A Long March 2-D rocket with the Dark Matter Particle Explorer (DAMPE) Satellite on board, launches from the Jiuquan Satellite Launch Center in northwest China, Dec. 17, 2015. EPA-EFE FILE/QU JINGLIANG CHINA OUT

Shanghai, China, Nov 30 (efe-epa).- A Chinese satellite has detected high-energy cosmic ray measurements, which scientists believe could shed light on dark matter, the existence of which has yet to be proven but which could make up around 25 percent of the universe, a study published on Thursday said.

A report published in the scientific journal Nature found that China's Dark Matter Particle Explorer (DAMPE) had measured more than 3.5 billion cosmic ray particles of up to 100 tera-electron-volts (TeV) and with an unprecedented energy resolution.

"DAMPE has opened a new window for observing the high-energy universe, unveiling new physical phenomena beyond our current understanding," said chief scientist of the project, Chang Jin, as cited by state-run news agency Xinhua.
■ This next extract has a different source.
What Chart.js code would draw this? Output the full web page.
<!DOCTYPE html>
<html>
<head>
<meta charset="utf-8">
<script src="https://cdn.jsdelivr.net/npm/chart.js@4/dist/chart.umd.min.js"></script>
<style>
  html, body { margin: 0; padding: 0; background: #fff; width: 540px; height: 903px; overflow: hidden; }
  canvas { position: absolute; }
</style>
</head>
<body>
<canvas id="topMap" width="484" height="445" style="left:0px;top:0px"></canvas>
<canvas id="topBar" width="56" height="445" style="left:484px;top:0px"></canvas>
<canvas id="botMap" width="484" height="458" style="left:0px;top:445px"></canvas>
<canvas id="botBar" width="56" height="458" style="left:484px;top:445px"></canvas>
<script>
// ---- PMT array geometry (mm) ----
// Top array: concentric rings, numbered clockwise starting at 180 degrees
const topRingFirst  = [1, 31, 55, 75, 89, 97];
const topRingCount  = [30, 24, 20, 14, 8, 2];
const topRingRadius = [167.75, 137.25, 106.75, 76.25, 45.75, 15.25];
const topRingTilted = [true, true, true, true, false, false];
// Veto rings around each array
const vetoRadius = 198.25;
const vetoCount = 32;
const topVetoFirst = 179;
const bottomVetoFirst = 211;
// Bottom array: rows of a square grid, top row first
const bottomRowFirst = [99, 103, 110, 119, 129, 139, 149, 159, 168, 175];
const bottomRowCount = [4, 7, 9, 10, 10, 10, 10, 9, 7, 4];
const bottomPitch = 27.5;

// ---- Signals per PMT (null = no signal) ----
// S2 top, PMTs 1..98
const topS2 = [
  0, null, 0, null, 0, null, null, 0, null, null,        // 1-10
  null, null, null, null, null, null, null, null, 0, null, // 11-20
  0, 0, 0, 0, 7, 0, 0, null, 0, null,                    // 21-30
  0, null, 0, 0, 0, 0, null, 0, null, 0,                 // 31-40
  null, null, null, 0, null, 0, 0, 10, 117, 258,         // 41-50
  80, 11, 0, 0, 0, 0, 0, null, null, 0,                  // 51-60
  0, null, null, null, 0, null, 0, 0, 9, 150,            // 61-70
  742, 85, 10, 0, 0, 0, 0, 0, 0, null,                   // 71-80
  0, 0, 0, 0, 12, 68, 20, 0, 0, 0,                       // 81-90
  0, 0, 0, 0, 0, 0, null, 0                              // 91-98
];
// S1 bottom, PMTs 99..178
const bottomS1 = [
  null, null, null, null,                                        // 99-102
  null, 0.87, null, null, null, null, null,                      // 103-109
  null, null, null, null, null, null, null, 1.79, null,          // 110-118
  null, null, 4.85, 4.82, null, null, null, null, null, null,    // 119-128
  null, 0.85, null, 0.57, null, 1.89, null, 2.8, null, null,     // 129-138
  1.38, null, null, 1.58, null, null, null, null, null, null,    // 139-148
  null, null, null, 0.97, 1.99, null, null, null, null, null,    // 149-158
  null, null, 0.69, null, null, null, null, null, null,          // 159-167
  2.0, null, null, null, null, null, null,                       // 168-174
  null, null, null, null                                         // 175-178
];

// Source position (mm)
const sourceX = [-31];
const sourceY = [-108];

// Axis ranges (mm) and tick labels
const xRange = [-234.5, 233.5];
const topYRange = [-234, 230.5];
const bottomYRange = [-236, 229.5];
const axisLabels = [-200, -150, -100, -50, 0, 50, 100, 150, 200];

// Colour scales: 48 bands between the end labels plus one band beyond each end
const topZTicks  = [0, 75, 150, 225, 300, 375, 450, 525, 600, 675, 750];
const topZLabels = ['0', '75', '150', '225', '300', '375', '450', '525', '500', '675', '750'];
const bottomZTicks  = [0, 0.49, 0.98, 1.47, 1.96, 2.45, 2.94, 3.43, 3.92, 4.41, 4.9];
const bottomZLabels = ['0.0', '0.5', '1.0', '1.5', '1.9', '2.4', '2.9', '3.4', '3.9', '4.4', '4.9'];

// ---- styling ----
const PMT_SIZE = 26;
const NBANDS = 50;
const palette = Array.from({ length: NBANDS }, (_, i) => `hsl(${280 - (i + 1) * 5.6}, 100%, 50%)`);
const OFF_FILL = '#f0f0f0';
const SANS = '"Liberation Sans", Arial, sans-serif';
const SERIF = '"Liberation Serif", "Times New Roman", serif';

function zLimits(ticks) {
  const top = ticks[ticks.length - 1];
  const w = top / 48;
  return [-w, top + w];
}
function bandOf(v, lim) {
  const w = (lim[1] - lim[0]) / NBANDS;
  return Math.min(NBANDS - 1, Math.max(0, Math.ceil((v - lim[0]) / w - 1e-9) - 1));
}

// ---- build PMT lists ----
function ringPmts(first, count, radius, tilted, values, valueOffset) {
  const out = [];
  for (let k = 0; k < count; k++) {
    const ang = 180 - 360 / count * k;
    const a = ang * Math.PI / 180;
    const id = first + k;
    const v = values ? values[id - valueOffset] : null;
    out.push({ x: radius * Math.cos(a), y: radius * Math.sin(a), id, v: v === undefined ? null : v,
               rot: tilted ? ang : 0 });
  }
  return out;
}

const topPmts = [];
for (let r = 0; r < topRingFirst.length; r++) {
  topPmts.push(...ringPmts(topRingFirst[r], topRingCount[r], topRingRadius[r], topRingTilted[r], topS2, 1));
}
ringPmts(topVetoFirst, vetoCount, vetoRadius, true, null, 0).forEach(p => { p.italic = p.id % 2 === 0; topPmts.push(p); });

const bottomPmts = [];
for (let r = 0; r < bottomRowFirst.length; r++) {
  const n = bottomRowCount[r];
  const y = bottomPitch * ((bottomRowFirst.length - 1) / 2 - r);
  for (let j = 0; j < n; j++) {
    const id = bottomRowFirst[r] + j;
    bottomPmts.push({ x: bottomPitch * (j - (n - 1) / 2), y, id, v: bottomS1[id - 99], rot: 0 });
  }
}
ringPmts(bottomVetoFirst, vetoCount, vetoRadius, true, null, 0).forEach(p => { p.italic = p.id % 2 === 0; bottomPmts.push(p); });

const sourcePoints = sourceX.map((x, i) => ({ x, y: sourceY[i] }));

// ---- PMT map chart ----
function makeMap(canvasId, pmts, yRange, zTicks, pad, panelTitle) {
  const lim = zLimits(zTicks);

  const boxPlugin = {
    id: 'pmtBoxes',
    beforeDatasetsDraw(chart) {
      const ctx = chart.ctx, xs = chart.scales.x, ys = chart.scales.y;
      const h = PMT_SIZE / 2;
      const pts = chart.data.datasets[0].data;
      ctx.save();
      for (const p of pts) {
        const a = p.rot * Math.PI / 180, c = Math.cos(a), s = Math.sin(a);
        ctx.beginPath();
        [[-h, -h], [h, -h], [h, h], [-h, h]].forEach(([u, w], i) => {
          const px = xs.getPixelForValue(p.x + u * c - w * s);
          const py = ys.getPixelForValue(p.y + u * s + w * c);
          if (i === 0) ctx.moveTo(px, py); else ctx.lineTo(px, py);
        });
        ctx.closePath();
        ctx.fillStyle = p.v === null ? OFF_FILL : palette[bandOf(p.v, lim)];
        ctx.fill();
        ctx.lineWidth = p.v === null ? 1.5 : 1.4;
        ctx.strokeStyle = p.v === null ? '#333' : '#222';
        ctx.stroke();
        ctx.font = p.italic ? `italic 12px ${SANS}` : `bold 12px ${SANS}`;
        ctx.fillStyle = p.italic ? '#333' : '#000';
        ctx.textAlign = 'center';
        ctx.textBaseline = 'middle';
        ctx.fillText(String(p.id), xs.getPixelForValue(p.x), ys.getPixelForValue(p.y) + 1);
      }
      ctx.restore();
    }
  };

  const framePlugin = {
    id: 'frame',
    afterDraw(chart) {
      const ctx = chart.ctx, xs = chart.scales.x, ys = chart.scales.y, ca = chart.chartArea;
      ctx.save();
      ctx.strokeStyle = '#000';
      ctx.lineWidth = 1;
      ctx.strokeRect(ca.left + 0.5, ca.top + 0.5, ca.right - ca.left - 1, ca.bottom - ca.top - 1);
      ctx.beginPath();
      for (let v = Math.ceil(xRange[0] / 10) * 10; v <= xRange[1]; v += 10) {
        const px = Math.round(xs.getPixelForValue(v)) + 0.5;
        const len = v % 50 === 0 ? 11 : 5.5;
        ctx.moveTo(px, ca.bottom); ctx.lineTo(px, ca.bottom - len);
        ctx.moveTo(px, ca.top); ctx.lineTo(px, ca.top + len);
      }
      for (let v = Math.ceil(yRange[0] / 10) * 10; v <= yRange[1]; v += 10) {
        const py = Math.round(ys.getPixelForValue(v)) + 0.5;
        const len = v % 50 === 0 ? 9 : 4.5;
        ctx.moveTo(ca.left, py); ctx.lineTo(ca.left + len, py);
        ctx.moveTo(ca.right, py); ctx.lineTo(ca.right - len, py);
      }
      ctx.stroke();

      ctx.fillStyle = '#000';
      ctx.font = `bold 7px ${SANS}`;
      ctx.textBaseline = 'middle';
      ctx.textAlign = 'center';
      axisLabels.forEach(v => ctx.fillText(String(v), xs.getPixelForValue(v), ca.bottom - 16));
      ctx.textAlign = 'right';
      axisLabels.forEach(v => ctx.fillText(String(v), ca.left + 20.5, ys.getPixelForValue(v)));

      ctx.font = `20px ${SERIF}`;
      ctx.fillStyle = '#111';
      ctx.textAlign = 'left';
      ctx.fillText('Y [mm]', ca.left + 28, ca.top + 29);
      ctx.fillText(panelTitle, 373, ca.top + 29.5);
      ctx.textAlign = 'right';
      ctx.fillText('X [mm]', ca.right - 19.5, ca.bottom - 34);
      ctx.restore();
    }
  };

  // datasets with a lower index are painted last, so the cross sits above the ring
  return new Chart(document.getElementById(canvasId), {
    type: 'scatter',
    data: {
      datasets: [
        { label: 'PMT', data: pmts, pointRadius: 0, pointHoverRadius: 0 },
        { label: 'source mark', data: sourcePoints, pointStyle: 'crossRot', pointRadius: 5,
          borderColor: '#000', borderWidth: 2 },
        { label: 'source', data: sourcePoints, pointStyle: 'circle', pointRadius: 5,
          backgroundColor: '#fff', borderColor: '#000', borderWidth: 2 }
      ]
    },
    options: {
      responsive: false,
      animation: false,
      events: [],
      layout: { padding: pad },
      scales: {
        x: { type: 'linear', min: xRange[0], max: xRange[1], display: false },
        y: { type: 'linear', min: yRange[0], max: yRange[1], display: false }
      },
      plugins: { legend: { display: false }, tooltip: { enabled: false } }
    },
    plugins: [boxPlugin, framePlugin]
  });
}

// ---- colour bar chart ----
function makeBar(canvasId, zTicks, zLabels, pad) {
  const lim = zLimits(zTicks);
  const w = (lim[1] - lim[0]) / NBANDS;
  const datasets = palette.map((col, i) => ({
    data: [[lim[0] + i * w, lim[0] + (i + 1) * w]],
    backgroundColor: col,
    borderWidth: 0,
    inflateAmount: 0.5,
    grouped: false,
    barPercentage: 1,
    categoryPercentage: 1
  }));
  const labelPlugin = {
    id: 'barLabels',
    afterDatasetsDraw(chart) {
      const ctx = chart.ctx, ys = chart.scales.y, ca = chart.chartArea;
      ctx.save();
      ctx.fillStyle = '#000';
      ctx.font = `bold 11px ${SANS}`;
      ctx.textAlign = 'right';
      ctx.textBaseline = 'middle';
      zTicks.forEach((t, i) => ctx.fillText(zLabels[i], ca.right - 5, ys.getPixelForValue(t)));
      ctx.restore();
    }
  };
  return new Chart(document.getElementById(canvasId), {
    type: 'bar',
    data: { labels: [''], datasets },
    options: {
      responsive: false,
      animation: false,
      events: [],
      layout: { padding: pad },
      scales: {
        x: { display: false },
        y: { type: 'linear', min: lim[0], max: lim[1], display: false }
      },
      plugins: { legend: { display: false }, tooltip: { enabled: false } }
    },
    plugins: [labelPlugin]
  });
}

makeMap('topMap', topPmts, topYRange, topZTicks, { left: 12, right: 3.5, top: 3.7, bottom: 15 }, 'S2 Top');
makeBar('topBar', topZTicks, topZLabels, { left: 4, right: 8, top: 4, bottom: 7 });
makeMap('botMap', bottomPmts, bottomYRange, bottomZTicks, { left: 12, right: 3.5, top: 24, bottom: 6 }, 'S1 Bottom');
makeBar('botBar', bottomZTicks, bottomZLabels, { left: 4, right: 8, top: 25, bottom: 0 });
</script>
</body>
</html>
He explained that this was the first time that a space experiment had reported the detailed and precise spectrum of electrons and positrons of up to approximately five TeV.

"All the 61 elementary particles predicted by the standard model of particle physics have been found. Dark matter particles are beyond the list. So if we find a new elementary particle, it will be a breakthrough in physics," Chang added.

The precise measurement of cosmic rays is important to scientists looking for signs of dark matter, as well as increasing their understanding of astrophysical phenomena, such as pulsars, active nuclei of galaxies and supernovas.

"Our data may inspire some new ideas in particle physics and astrophysics," said Chang.

Dark matter, which has never been directly observed, is one of the biggest mysteries of science.

Scientists calculate that normal matter, such as galaxies, stars, trees, rocks and atoms, constitutes just five percent of the universe.

They estimate that around 26.8 percent of the universe is dark matter, and 68.3 percent is dark energy, meaning much of the universe remains a mystery.

DAMPE was sent into orbit on Dec. 17, 2015, and is part of a scientific satellites program developed by China, in parallel to those regarding Moon exploration and sending manned missions to space.